* **Problem statement**
Write out each line exactly as given. Leave the pictures out of your copy.

* **Given data**

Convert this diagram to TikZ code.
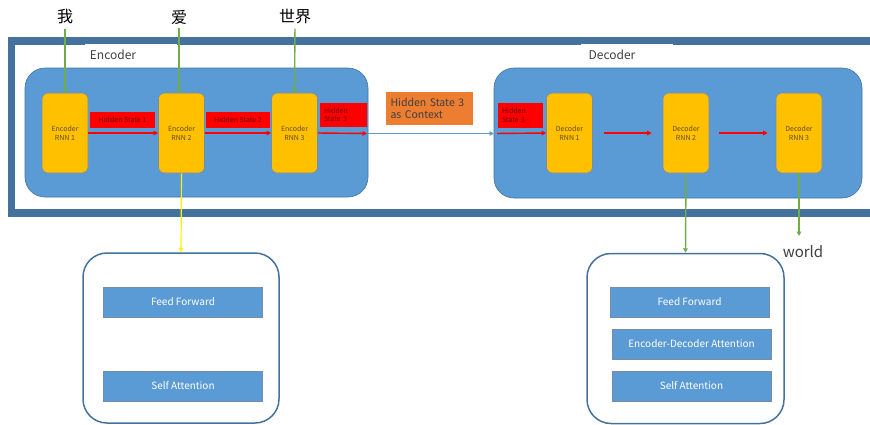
\documentclass[tikz,border=0pt]{standalone}
\usepackage{fontspec}
\setmainfont{Noto Sans CJK SC}
\usetikzlibrary{arrows.meta}
\definecolor{frameblue}{RGB}{68,114,156}
\definecolor{fillblue}{RGB}{91,155,213}
\definecolor{rnnyellow}{RGB}{255,192,0}
\definecolor{ctxorange}{RGB}{237,125,49}
\definecolor{arrowgreen}{RGB}{112,173,71}
\definecolor{rnntext}{RGB}{100,78,10}
\definecolor{hstext}{RGB}{110,0,0}
\definecolor{layerborder}{RGB}{120,140,165}
\definecolor{darktext}{RGB}{64,64,64}
\tikzset{
  tip/.style={-{Triangle[width=4.5pt,length=4.5pt]}},
  bigpanel/.style={draw=frameblue,line width=0.6pt,fill=fillblue,rounded corners=20pt,inner sep=0pt},
  rnnbox/.style={draw=layerborder,line width=0.6pt,fill=rnnyellow,rounded corners=6pt,minimum width=46pt,minimum height=80pt,inner sep=0pt,align=center,text=rnntext,font=\fontsize{7}{9}\selectfont},
  hsbox/.style={fill=red,inner sep=0pt,text=hstext,font=\fontsize{7}{8.5}\selectfont},
  layerbox/.style={draw=frameblue,line width=1.5pt,fill=white,rounded corners=24pt,minimum width=196pt,minimum height=170pt,inner sep=0pt},
  sublayer/.style={draw=layerborder,line width=0.8pt,fill=fillblue,minimum width=159pt,minimum height=30pt,inner sep=0pt,text=white,font=\fontsize{10}{12}\selectfont},
  word/.style={inner sep=0pt,font=\fontsize{16}{19}\selectfont},
  titlelbl/.style={fill=white,inner sep=0pt,minimum width=92pt,minimum height=22pt,font=\fontsize{12}{14}\selectfont,text=darktext},
  redarrow/.style={red,line width=1.4pt,tip},
  greenarrow/.style={arrowgreen,line width=1.4pt,tip},
}
\begin{document}
\begin{tikzpicture}[x=1pt,y=-1pt]
\useasboundingbox (0,0) rectangle (870,424);
\fill[white] (0,0) rectangle (870,424);
% outer frame
\draw[frameblue,line width=7.5pt] (890,41) -- (11.5,41) -- (11.5,213) -- (890,213);
% titles
\node[titlelbl] (enctitle) at (131,55) {\hspace*{-36pt}Encoder};
\node[titlelbl] (dectitle) at (627,55) {\hspace*{-30pt}Decoder};
% big panels
\node[bigpanel,minimum width=343pt,minimum height=129pt] (encpanel) at (196.5,132.5) {};
\node[bigpanel,minimum width=368pt,minimum height=130pt] (decpanel) at (678,133) {};
% RNN boxes
\node[rnnbox] (e1) at (65,133) {Encoder\\RNN 1};
\node[rnnbox] (e2) at (181.5,133) {Encoder\\RNN 2};
\node[rnnbox] (e3) at (294.5,133) {Encoder\\RNN 3};
\node[rnnbox] (d1) at (569.5,133) {Decoder\\RNN 1};
\node[rnnbox] (d2) at (686,133) {Decoder\\RNN 2};
\node[rnnbox] (d3) at (799,133) {Decoder\\RNN 3};
% hidden state labels
\node[hsbox,minimum width=65pt,minimum height=16pt] (hs1) at (122.5,120) {Hidden State 1};
\node[hsbox,minimum width=64pt,minimum height=16pt] (hs2) at (238,120) {Hidden State 2};
\node[hsbox,minimum width=47pt,minimum height=24pt,text width=39pt,align=left] (hs3) at (343.5,115) {Hidden\\State 3};
\node[hsbox,minimum width=45pt,minimum height=25pt,text width=37pt,align=left] (hs3d) at (520.5,115.5) {Hidden\\State 3};
% context box
\node[fill=ctxorange,minimum width=87pt,minimum height=33pt,inner sep=0pt,text width=78pt,align=left,text=darktext,font=\fontsize{10.5}{12.5}\selectfont] (ctx) at (429.5,108.5) {\mbox{Hidden State 3}\\as Context};
% input words
\node[word] (w1) at (65,17) {我};
\node[word] (w2) at (179,17) {爱};
\node[word] (w3) at (295,17) {世界};
\node[inner sep=0pt,font=\fontsize{15}{17}\selectfont,text=darktext] (world) at (803,252) {world};
% layer boxes
\node[layerbox] (enclayer) at (181,338) {};
\node[sublayer] (encff) at (183,302) {Feed Forward};
\node[sublayer] (encsa) at (183,386) {Self Attention};
\node[layerbox,minimum width=197pt] (declayer) at (685.5,338.5) {};
\node[sublayer] (decff) at (689.5,302) {Feed Forward};
\node[sublayer] (decea) at (691.5,344) {Encoder-Decoder Attention};
\node[sublayer] (decsa) at (691.5,386) {Self Attention};
% coordinates
\coordinate (encout) at (368,133.5);
\coordinate (decin) at (494,133.5);
\coordinate (worldtop) at (799,236);
% input arrows
\draw[greenarrow,shorten <=4pt] (w1.south) -- (e1.north);
\draw[greenarrow,shorten <=4pt] (w2.south) -- (w2.south |- e2.north);
\draw[greenarrow,shorten <=4pt] (w3.south) -- (e3.north);
% red encoder chain
\draw[redarrow] (e1.east) -- (e2.west);
\draw[redarrow] (e2.east) -- (e3.west);
\draw[redarrow,shorten >=1pt] (e3.east) -- (encout);
% context line
\draw[fillblue,line width=1.2pt,tip] (encout) -- (decin);
\draw[redarrow,shorten <=3pt] (decin) -- (d1.west);
\draw[redarrow,shorten <=11pt,shorten >=11pt] (d1.east) -- (d2.west);
\draw[redarrow,shorten <=10pt,shorten >=8pt] (d2.east) -- (d3.west);
% outputs
\draw[yellow,line width=1.2pt,tip] (e2.south) -- (enclayer.north);
\draw[greenarrow] (d2.south) -- (declayer.north);
\draw[greenarrow] (d3.south) -- (worldtop);
\end{tikzpicture}
\end{document}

* **Solution to this task**
Convert this diagram to TikZ code.
\documentclass[tikz,border=0pt]{standalone}
\usepackage{fontspec}
\setmainfont{Noto Sans CJK SC}
\usetikzlibrary{arrows.meta}
\definecolor{frameblue}{RGB}{68,114,156}
\definecolor{fillblue}{RGB}{91,155,213}
\definecolor{rnnyellow}{RGB}{255,192,0}
\definecolor{ctxorange}{RGB}{237,125,49}
\definecolor{arrowgreen}{RGB}{112,173,71}
\definecolor{rnntext}{RGB}{100,78,10}
\definecolor{hstext}{RGB}{110,0,0}
\definecolor{layerborder}{RGB}{120,140,165}
\definecolor{darktext}{RGB}{64,64,64}
\tikzset{
  tip/.style={-{Triangle[width=4.5pt,length=4.5pt]}},
  bigpanel/.style={draw=frameblue,line width=0.6pt,fill=fillblue,rounded corners=20pt,inner sep=0pt},
  rnnbox/.style={draw=layerborder,line width=0.6pt,fill=rnnyellow,rounded corners=6pt,minimum width=46pt,minimum height=80pt,inner sep=0pt,align=center,text=rnntext,font=\fontsize{7}{9}\selectfont},
  hsbox/.style={fill=red,inner sep=0pt,text=hstext,font=\fontsize{7}{8.5}\selectfont},
  layerbox/.style={draw=frameblue,line width=1.5pt,fill=white,rounded corners=24pt,minimum width=196pt,minimum height=170pt,inner sep=0pt},
  sublayer/.style={draw=layerborder,line width=0.8pt,fill=fillblue,minimum width=159pt,minimum height=30pt,inner sep=0pt,text=white,font=\fontsize{10}{12}\selectfont},
  word/.style={inner sep=0pt,font=\fontsize{16}{19}\selectfont},
  titlelbl/.style={fill=white,inner sep=0pt,minimum width=92pt,minimum height=22pt,font=\fontsize{12}{14}\selectfont,text=darktext},
  redarrow/.style={red,line width=1.4pt,tip},
  greenarrow/.style={arrowgreen,line width=1.4pt,tip},
}
\begin{document}
\begin{tikzpicture}[x=1pt,y=-1pt]
\useasboundingbox (0,0) rectangle (870,424);
\fill[white] (0,0) rectangle (870,424);
% outer frame
\draw[frameblue,line width=7.5pt] (890,41) -- (11.5,41) -- (11.5,213) -- (890,213);
% titles
\node[titlelbl] (enctitle) at (131,55) {\hspace*{-36pt}Encoder};
\node[titlelbl] (dectitle) at (627,55) {\hspace*{-30pt}Decoder};
% big panels
\node[bigpanel,minimum width=343pt,minimum height=129pt] (encpanel) at (196.5,132.5) {};
\node[bigpanel,minimum width=368pt,minimum height=130pt] (decpanel) at (678,133) {};
% RNN boxes
\node[rnnbox] (e1) at (65,133) {Encoder\\RNN 1};
\node[rnnbox] (e2) at (181.5,133) {Encoder\\RNN 2};
\node[rnnbox] (e3) at (294.5,133) {Encoder\\RNN 3};
\node[rnnbox] (d1) at (569.5,133) {Decoder\\RNN 1};
\node[rnnbox] (d2) at (686,133) {Decoder\\RNN 2};
\node[rnnbox] (d3) at (799,133) {Decoder\\RNN 3};
% hidden state labels
\node[hsbox,minimum width=65pt,minimum height=16pt] (hs1) at (122.5,120) {Hidden State 1};
\node[hsbox,minimum width=64pt,minimum height=16pt] (hs2) at (238,120) {Hidden State 2};
\node[hsbox,minimum width=47pt,minimum height=24pt,text width=39pt,align=left] (hs3) at (343.5,115) {Hidden\\State 3};
\node[hsbox,minimum width=45pt,minimum height=25pt,text width=37pt,align=left] (hs3d) at (520.5,115.5) {Hidden\\State 3};
% context box
\node[fill=ctxorange,minimum width=87pt,minimum height=33pt,inner sep=0pt,text width=78pt,align=left,text=darktext,font=\fontsize{10.5}{12.5}\selectfont] (ctx) at (429.5,108.5) {\mbox{Hidden State 3}\\as Context};
% input words
\node[word] (w1) at (65,17) {我};
\node[word] (w2) at (179,17) {爱};
\node[word] (w3) at (295,17) {世界};
\node[inner sep=0pt,font=\fontsize{15}{17}\selectfont,text=darktext] (world) at (803,252) {world};
% layer boxes
\node[layerbox] (enclayer) at (181,338) {};
\node[sublayer] (encff) at (183,302) {Feed Forward};
\node[sublayer] (encsa) at (183,386) {Self Attention};
\node[layerbox,minimum width=197pt] (declayer) at (685.5,338.5) {};
\node[sublayer] (decff) at (689.5,302) {Feed Forward};
\node[sublayer] (decea) at (691.5,344) {Encoder-Decoder Attention};
\node[sublayer] (decsa) at (691.5,386) {Self Attention};
% coordinates
\coordinate (encout) at (368,133.5);
\coordinate (decin) at (494,133.5);
\coordinate (worldtop) at (799,236);
% input arrows
\draw[greenarrow,shorten <=4pt] (w1.south) -- (e1.north);
\draw[greenarrow,shorten <=4pt] (w2.south) -- (w2.south |- e2.north);
\draw[greenarrow,shorten <=4pt] (w3.south) -- (e3.north);
% red encoder chain
\draw[redarrow] (e1.east) -- (e2.west);
\draw[redarrow] (e2.east) -- (e3.west);
\draw[redarrow,shorten >=1pt] (e3.east) -- (encout);
% context line
\draw[fillblue,line width=1.2pt,tip] (encout) -- (decin);
\draw[redarrow,shorten <=3pt] (decin) -- (d1.west);
\draw[redarrow,shorten <=11pt,shorten >=11pt] (d1.east) -- (d2.west);
\draw[redarrow,shorten <=10pt,shorten >=8pt] (d2.east) -- (d3.west);
% outputs
\draw[yellow,line width=1.2pt,tip] (e2.south) -- (enclayer.north);
\draw[greenarrow] (d2.south) -- (declayer.north);
\draw[greenarrow] (d3.south) -- (worldtop);
\end{tikzpicture}
\end{document}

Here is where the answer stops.